## THE REQUEST
Return the listing below unchanged, minus its pictures.

•••••

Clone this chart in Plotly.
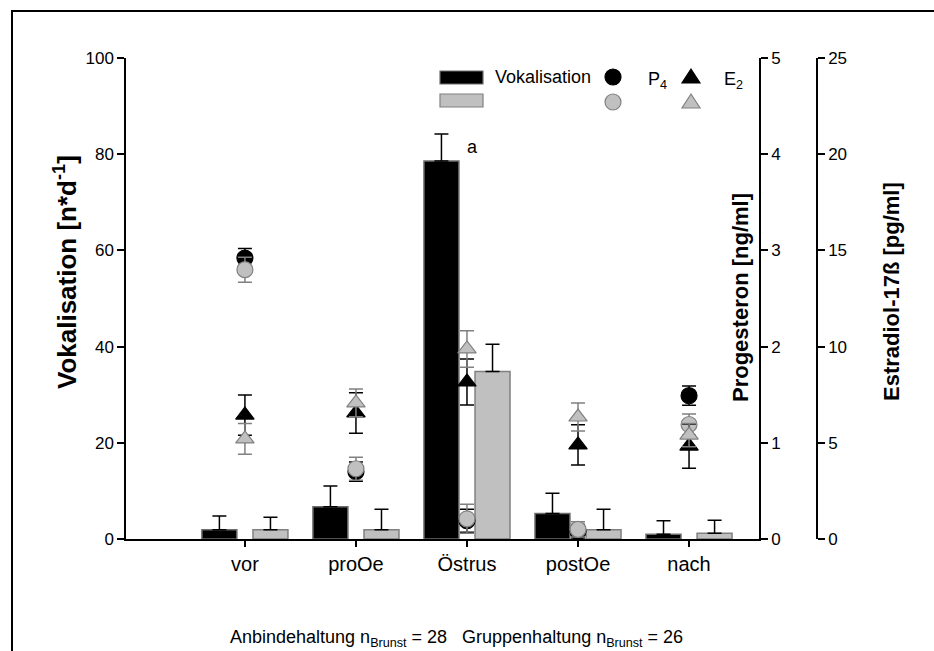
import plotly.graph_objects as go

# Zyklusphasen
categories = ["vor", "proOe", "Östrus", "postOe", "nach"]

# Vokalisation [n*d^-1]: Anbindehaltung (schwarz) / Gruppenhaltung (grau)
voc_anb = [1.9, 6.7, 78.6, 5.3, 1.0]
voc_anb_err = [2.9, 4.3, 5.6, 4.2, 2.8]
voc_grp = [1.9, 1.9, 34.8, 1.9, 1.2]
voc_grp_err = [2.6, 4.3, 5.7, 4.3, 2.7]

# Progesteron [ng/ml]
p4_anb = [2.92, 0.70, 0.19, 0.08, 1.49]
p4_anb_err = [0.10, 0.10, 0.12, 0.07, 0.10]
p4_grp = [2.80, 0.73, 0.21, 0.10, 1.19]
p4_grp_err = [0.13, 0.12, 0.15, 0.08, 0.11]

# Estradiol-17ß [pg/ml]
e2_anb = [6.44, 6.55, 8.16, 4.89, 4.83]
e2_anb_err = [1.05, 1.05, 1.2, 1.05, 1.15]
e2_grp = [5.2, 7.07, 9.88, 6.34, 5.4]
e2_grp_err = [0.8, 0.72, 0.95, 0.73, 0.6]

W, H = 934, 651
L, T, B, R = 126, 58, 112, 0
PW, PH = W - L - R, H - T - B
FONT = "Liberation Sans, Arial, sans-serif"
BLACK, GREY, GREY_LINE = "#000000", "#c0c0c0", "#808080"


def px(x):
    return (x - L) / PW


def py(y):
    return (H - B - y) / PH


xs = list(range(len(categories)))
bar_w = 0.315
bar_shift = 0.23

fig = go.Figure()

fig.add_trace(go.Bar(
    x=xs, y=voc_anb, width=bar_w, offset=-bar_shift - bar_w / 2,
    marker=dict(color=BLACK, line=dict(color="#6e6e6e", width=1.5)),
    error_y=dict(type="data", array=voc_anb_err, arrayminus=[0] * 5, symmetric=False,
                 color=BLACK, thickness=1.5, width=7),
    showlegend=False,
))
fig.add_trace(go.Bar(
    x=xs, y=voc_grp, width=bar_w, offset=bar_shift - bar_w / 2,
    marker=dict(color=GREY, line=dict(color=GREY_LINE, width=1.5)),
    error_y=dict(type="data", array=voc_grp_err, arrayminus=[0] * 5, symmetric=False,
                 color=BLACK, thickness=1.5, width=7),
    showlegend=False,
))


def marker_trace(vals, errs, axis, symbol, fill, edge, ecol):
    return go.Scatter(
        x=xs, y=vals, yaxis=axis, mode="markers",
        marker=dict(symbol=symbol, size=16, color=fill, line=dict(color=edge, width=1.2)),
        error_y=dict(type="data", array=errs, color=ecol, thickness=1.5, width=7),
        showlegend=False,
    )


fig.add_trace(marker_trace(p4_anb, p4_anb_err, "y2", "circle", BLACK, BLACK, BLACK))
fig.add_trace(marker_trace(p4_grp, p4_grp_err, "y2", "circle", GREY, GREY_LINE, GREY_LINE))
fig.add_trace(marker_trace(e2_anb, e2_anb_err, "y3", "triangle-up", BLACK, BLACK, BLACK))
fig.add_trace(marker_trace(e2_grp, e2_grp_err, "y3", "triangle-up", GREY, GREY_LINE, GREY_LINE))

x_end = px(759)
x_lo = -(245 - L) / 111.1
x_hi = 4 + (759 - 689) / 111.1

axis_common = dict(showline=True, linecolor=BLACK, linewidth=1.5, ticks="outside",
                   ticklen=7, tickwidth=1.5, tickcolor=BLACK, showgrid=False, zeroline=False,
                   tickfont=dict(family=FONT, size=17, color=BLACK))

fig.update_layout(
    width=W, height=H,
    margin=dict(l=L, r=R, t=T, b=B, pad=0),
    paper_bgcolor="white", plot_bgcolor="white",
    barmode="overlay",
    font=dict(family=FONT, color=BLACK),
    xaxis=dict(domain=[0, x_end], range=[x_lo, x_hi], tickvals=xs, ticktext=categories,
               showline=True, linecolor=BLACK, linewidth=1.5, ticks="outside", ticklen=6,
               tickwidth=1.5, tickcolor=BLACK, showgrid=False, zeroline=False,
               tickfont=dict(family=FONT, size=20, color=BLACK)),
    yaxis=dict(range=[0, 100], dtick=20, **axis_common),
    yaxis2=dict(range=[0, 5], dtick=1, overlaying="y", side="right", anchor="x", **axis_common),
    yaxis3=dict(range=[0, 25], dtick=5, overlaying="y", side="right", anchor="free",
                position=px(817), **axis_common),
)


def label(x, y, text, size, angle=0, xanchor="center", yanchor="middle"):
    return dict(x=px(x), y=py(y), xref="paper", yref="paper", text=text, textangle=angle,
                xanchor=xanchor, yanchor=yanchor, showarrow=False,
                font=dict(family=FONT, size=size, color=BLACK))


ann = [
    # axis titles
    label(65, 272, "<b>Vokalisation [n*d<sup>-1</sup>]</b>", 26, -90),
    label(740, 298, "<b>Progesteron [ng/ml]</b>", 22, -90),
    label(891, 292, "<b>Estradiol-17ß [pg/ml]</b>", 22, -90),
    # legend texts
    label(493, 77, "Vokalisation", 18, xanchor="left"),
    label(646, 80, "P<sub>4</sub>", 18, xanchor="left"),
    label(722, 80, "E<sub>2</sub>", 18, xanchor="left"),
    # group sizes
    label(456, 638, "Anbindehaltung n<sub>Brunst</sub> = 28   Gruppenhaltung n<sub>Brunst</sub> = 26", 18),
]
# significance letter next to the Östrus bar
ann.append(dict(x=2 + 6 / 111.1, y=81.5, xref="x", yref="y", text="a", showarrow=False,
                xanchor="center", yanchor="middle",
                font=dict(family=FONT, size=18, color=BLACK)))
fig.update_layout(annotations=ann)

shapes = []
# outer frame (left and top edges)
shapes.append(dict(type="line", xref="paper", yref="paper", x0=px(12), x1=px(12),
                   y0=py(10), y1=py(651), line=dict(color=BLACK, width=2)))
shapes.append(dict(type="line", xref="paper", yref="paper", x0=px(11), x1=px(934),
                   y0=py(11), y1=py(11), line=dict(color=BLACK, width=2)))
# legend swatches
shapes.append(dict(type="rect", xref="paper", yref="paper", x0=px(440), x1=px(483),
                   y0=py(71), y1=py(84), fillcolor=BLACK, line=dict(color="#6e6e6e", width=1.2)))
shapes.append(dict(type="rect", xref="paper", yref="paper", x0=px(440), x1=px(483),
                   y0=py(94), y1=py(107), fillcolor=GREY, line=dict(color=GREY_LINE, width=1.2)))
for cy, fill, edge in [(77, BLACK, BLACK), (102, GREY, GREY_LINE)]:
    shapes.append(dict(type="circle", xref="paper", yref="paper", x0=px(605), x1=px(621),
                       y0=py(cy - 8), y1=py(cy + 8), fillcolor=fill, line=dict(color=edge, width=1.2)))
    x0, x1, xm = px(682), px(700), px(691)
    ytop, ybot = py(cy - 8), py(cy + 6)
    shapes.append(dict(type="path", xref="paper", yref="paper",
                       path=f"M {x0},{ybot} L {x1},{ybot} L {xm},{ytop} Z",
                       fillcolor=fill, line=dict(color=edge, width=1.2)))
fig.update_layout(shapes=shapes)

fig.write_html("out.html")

•••••

## CORRECT RESULT
Clone this chart in Plotly.
import plotly.graph_objects as go

# Zyklusphasen
categories = ["vor", "proOe", "Östrus", "postOe", "nach"]

# Vokalisation [n*d^-1]: Anbindehaltung (schwarz) / Gruppenhaltung (grau)
voc_anb = [1.9, 6.7, 78.6, 5.3, 1.0]
voc_anb_err = [2.9, 4.3, 5.6, 4.2, 2.8]
voc_grp = [1.9, 1.9, 34.8, 1.9, 1.2]
voc_grp_err = [2.6, 4.3, 5.7, 4.3, 2.7]

# Progesteron [ng/ml]
p4_anb = [2.92, 0.70, 0.19, 0.08, 1.49]
p4_anb_err = [0.10, 0.10, 0.12, 0.07, 0.10]
p4_grp = [2.80, 0.73, 0.21, 0.10, 1.19]
p4_grp_err = [0.13, 0.12, 0.15, 0.08, 0.11]

# Estradiol-17ß [pg/ml]
e2_anb = [6.44, 6.55, 8.16, 4.89, 4.83]
e2_anb_err = [1.05, 1.05, 1.2, 1.05, 1.15]
e2_grp = [5.2, 7.07, 9.88, 6.34, 5.4]
e2_grp_err = [0.8, 0.72, 0.95, 0.73, 0.6]

W, H = 934, 651
L, T, B, R = 126, 58, 112, 0
PW, PH = W - L - R, H - T - B
FONT = "Liberation Sans, Arial, sans-serif"
BLACK, GREY, GREY_LINE = "#000000", "#c0c0c0", "#808080"


def px(x):
    return (x - L) / PW


def py(y):
    return (H - B - y) / PH


xs = list(range(len(categories)))
bar_w = 0.315
bar_shift = 0.23

fig = go.Figure()

fig.add_trace(go.Bar(
    x=xs, y=voc_anb, width=bar_w, offset=-bar_shift - bar_w / 2,
    marker=dict(color=BLACK, line=dict(color="#6e6e6e", width=1.5)),
    error_y=dict(type="data", array=voc_anb_err, arrayminus=[0] * 5, symmetric=False,
                 color=BLACK, thickness=1.5, width=7),
    showlegend=False,
))
fig.add_trace(go.Bar(
    x=xs, y=voc_grp, width=bar_w, offset=bar_shift - bar_w / 2,
    marker=dict(color=GREY, line=dict(color=GREY_LINE, width=1.5)),
    error_y=dict(type="data", array=voc_grp_err, arrayminus=[0] * 5, symmetric=False,
                 color=BLACK, thickness=1.5, width=7),
    showlegend=False,
))


def marker_trace(vals, errs, axis, symbol, fill, edge, ecol):
    return go.Scatter(
        x=xs, y=vals, yaxis=axis, mode="markers",
        marker=dict(symbol=symbol, size=16, color=fill, line=dict(color=edge, width=1.2)),
        error_y=dict(type="data", array=errs, color=ecol, thickness=1.5, width=7),
        showlegend=False,
    )


fig.add_trace(marker_trace(p4_anb, p4_anb_err, "y2", "circle", BLACK, BLACK, BLACK))
fig.add_trace(marker_trace(p4_grp, p4_grp_err, "y2", "circle", GREY, GREY_LINE, GREY_LINE))
fig.add_trace(marker_trace(e2_anb, e2_anb_err, "y3", "triangle-up", BLACK, BLACK, BLACK))
fig.add_trace(marker_trace(e2_grp, e2_grp_err, "y3", "triangle-up", GREY, GREY_LINE, GREY_LINE))

x_end = px(759)
x_lo = -(245 - L) / 111.1
x_hi = 4 + (759 - 689) / 111.1

axis_common = dict(showline=True, linecolor=BLACK, linewidth=1.5, ticks="outside",
                   ticklen=7, tickwidth=1.5, tickcolor=BLACK, showgrid=False, zeroline=False,
                   tickfont=dict(family=FONT, size=17, color=BLACK))

fig.update_layout(
    width=W, height=H,
    margin=dict(l=L, r=R, t=T, b=B, pad=0),
    paper_bgcolor="white", plot_bgcolor="white",
    barmode="overlay",
    font=dict(family=FONT, color=BLACK),
    xaxis=dict(domain=[0, x_end], range=[x_lo, x_hi], tickvals=xs, ticktext=categories,
               showline=True, linecolor=BLACK, linewidth=1.5, ticks="outside", ticklen=6,
               tickwidth=1.5, tickcolor=BLACK, showgrid=False, zeroline=False,
               tickfont=dict(family=FONT, size=20, color=BLACK)),
    yaxis=dict(range=[0, 100], dtick=20, **axis_common),
    yaxis2=dict(range=[0, 5], dtick=1, overlaying="y", side="right", anchor="x", **axis_common),
    yaxis3=dict(range=[0, 25], dtick=5, overlaying="y", side="right", anchor="free",
                position=px(817), **axis_common),
)


def label(x, y, text, size, angle=0, xanchor="center", yanchor="middle"):
    return dict(x=px(x), y=py(y), xref="paper", yref="paper", text=text, textangle=angle,
                xanchor=xanchor, yanchor=yanchor, showarrow=False,
                font=dict(family=FONT, size=size, color=BLACK))


ann = [
    # axis titles
    label(65, 272, "<b>Vokalisation [n*d<sup>-1</sup>]</b>", 26, -90),
    label(740, 298, "<b>Progesteron [ng/ml]</b>", 22, -90),
    label(891, 292, "<b>Estradiol-17ß [pg/ml]</b>", 22, -90),
    # legend texts
    label(493, 77, "Vokalisation", 18, xanchor="left"),
    label(646, 80, "P<sub>4</sub>", 18, xanchor="left"),
    label(722, 80, "E<sub>2</sub>", 18, xanchor="left"),
    # group sizes
    label(456, 638, "Anbindehaltung n<sub>Brunst</sub> = 28   Gruppenhaltung n<sub>Brunst</sub> = 26", 18),
]
# significance letter next to the Östrus bar
ann.append(dict(x=2 + 6 / 111.1, y=81.5, xref="x", yref="y", text="a", showarrow=False,
                xanchor="center", yanchor="middle",
                font=dict(family=FONT, size=18, color=BLACK)))
fig.update_layout(annotations=ann)

shapes = []
# outer frame (left and top edges)
shapes.append(dict(type="line", xref="paper", yref="paper", x0=px(12), x1=px(12),
                   y0=py(10), y1=py(651), line=dict(color=BLACK, width=2)))
shapes.append(dict(type="line", xref="paper", yref="paper", x0=px(11), x1=px(934),
                   y0=py(11), y1=py(11), line=dict(color=BLACK, width=2)))
# legend swatches
shapes.append(dict(type="rect", xref="paper", yref="paper", x0=px(440), x1=px(483),
                   y0=py(71), y1=py(84), fillcolor=BLACK, line=dict(color="#6e6e6e", width=1.2)))
shapes.append(dict(type="rect", xref="paper", yref="paper", x0=px(440), x1=px(483),
                   y0=py(94), y1=py(107), fillcolor=GREY, line=dict(color=GREY_LINE, width=1.2)))
for cy, fill, edge in [(77, BLACK, BLACK), (102, GREY, GREY_LINE)]:
    shapes.append(dict(type="circle", xref="paper", yref="paper", x0=px(605), x1=px(621),
                       y0=py(cy - 8), y1=py(cy + 8), fillcolor=fill, line=dict(color=edge, width=1.2)))
    x0, x1, xm = px(682), px(700), px(691)
    ytop, ybot = py(cy - 8), py(cy + 6)
    shapes.append(dict(type="path", xref="paper", yref="paper",
                       path=f"M {x0},{ybot} L {x1},{ybot} L {xm},{ytop} Z",
                       fillcolor=fill, line=dict(color=edge, width=1.2)))
fig.update_layout(shapes=shapes)

fig.write_html("out.html")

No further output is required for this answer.